Filter out range of frequencies using band stop filter in Python and confirm it using Fourier Transform FFT

Question

Supposing that I have following signal: y = np.sin(50.0 * 2.0*np.pi*x) + 0.5*np.sin(100.0 * 2.0*np.pi*x) + 0.2*np.sin(200 * 2.0*np.pi*x) how can I filter out in example 100Hz using Band-stop filter in Python? In this signal there are peaks at 50Hz, 100Hz and 200Hz. It would be helpful it it could be visualized using FFT in order to confirm that this frequency has been filtered correctly.

Answer 1

Basing on answers from: Plotting a Fast Fourier Transform in Python and: Bandstop filter I wrote following code:

import pandas as pd
import time
from scipy.signal import lfilter
import matplotlib.pyplot as plt
import scipy
import numpy as np

# In the below lines data are being filtered using Bandstop filter
print("Filtering using Bandstop filter...")
start_filtering_bandstop = time.time()

# Define filtering parameters:
order = 2
fs = 800.0 # sample rate, Hz
lowcut = 90 # desired cutoff frequency of the filter, Hz
highcut = 110

# Define plots
fig, (ax1, ax2) = plt.subplots(1, 2, figsize=(14, 7))

# Number of samplepoints
N = 600
# sample spacing
T = 1.0 / fs
x = np.linspace(0.0, N*T, N)
y = np.sin(50.0 * 2.0*np.pi*x) + 0.5*np.sin(100.0 * 2.0*np.pi*x) + 0.2*np.sin(200 * 2.0*np.pi*x) # You can put there pandas series too...
ax1.plot(x, y, label='Signal before filtering')
print("Calculating FFT, please wait...")
yf = scipy.fftpack.fft(y)
xf = np.linspace(0.0, 1.0/(2.0*T), N/2)


ax1.set_title('Signal')
ax2.set_title('FFT')
ax2.plot(xf, 2.0/N * np.abs(yf[:N//2]), label='Before filtering')

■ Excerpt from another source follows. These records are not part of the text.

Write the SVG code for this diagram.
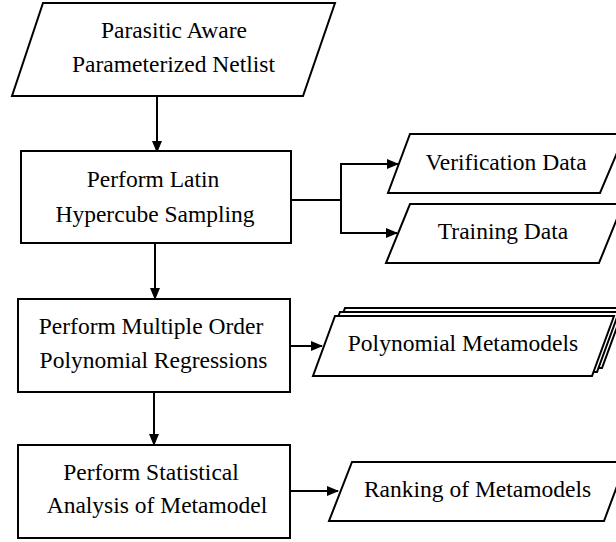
<svg xmlns="http://www.w3.org/2000/svg" width="616" height="542" viewBox="0 0 616 542">
<style>
.shape{fill:#fff;stroke:#000;stroke-width:2}
.conn{fill:none;stroke:#000;stroke-width:2}
.t{font-family:"Liberation Serif","Times New Roman",serif;font-size:23.5px;fill:#000;text-anchor:middle}
</style>
<defs>
<marker id="arr" markerWidth="12" markerHeight="10" refX="11" refY="5" orient="auto" markerUnits="userSpaceOnUse">
<path d="M0,0 L12,5 L0,10 Z" fill="#000"/>
</marker>
</defs>
<rect width="616" height="542" fill="#fff"/>
<g id="connectors">
<line class="conn" x1="157" y1="96" x2="157" y2="152" marker-end="url(#arr)"/>
<line class="conn" x1="155" y1="243" x2="155" y2="299" marker-end="url(#arr)"/>
<line class="conn" x1="154" y1="392" x2="154" y2="445" marker-end="url(#arr)"/>
<polyline class="conn" points="291,200 341,200"/>
<polyline class="conn" points="341,200 341,164 398,164" marker-end="url(#arr)"/>
<polyline class="conn" points="341,200 341,233 397,233" marker-end="url(#arr)"/>
<line class="conn" x1="290" y1="346" x2="322" y2="346" marker-end="url(#arr)"/>
<line class="conn" x1="290" y1="491" x2="338" y2="491" marker-end="url(#arr)"/>
</g>
<g id="netlist">
<polygon class="shape" points="43,3 335,3 303,96 12,96"/>
<text class="t" x="174" y="38">Parasitic Aware</text>
<text class="t" x="173.5" y="72">Parameterized Netlist</text>
</g>
<g id="lhs">
<rect class="shape" x="21" y="151" width="270" height="92"/>
<text class="t" x="153" y="187">Perform Latin</text>
<text class="t" x="155" y="222">Hypercube Sampling</text>
</g>
<g id="verification">
<polygon class="shape" points="410,134 625,134 600,193 388,193"/>
<text class="t" x="506" y="170">Verification Data</text>
</g>
<g id="training">
<polygon class="shape" points="410,204 623,204 599,263 386,263"/>
<text class="t" x="503" y="239">Training Data</text>
</g>
<g id="regressions">
<rect class="shape" x="18" y="299" width="272" height="93"/>
<text class="t" x="151" y="334">Perform Multiple Order</text>
<text class="t" x="153.5" y="368">Polynomial Regressions</text>
</g>
<g id="metamodels">
<polygon class="shape" points="345,308 624,308 602,368 323,368"/>
<polygon class="shape" points="340,312 619,312 597,372 318,372"/>
<polygon class="shape" points="335,316 614,316 592,376 313,376"/>
<text class="t" x="463" y="351">Polynomial Metamodels</text>
</g>
<g id="statistics">
<rect class="shape" x="18" y="445" width="272" height="93"/>
<text class="t" x="151" y="480">Perform Statistical</text>
<text class="t" x="157" y="513">Analysis of Metamodel</text>
</g>
<g id="ranking">
<polygon class="shape" points="352,462 626,462 604,521 329,521"/>
<text class="t" x="477.5" y="497">Ranking of Metamodels</text>
</g>
</svg>
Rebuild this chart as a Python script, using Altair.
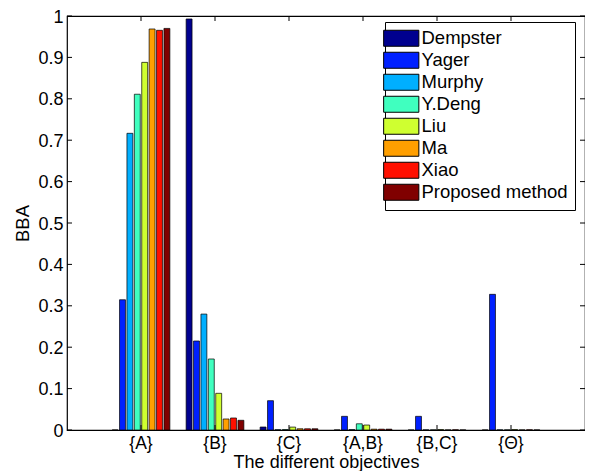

def butter_bandstop_filter(data, lowcut, highcut, fs, order):
    nyq = 0.5 * fs
    low = lowcut / nyq
    high = highcut / nyq
    b, a = scipy.signal.butter(order, [low, high], btype='bandstop')#, fs, )
    y = lfilter(b, a, data)
    return y

print("Filtering signal, please wait...")
signal_filtered = butter_bandstop_filter(y, lowcut, highcut, fs, order)
ax1.plot(x, signal_filtered, label='Signal after filtering')
ax1.set(xlabel='X', ylabel='Signal values')
ax1.legend() # Don't forget to show the legend
ax1.set_xlim([0,0.8])
ax1.set_ylim([-1.5,2])

# Number of samplepoints
N = len(signal_filtered)
# sample spacing
T = 1.0 / fs
x = np.linspace(0.0, N*T, N)
y = signal_filtered
print("Calculating FFT after filtering, please wait...")
yf = scipy.fftpack.fft(y)
xf = np.linspace(0.0, 1.0/(2.0*T), N/2)

# Plot axes...
ax2.plot(xf, 2.0/N * np.abs(yf[:N//2]), label='After filtering')
ax2.set(xlabel='Frequency [Hz]', ylabel='Magnitude')
ax2.legend() # Don't forget to show the legend
plt.savefig('FFT_after_bandstop_filtering.png', bbox_inches='tight', dpi=300) # If dpi isn't set, the script execution will be faster
# Alternatively for immediate showing of plot:
# plt.show()
plt.close()

end_filtering_bandstop = time.time()
print("Data filtered using Bandstop filter in",round(end_filtering_bandstop - start_filtering_bandstop,2),"seconds!")

and obtained following plots:

As we can see, the 100Hz has been filtered out using band-stop filter.

Answer 2

Why magnitude for frequency 50 Hz decreased from 1 to 0.7 after Fast Fourier Transform?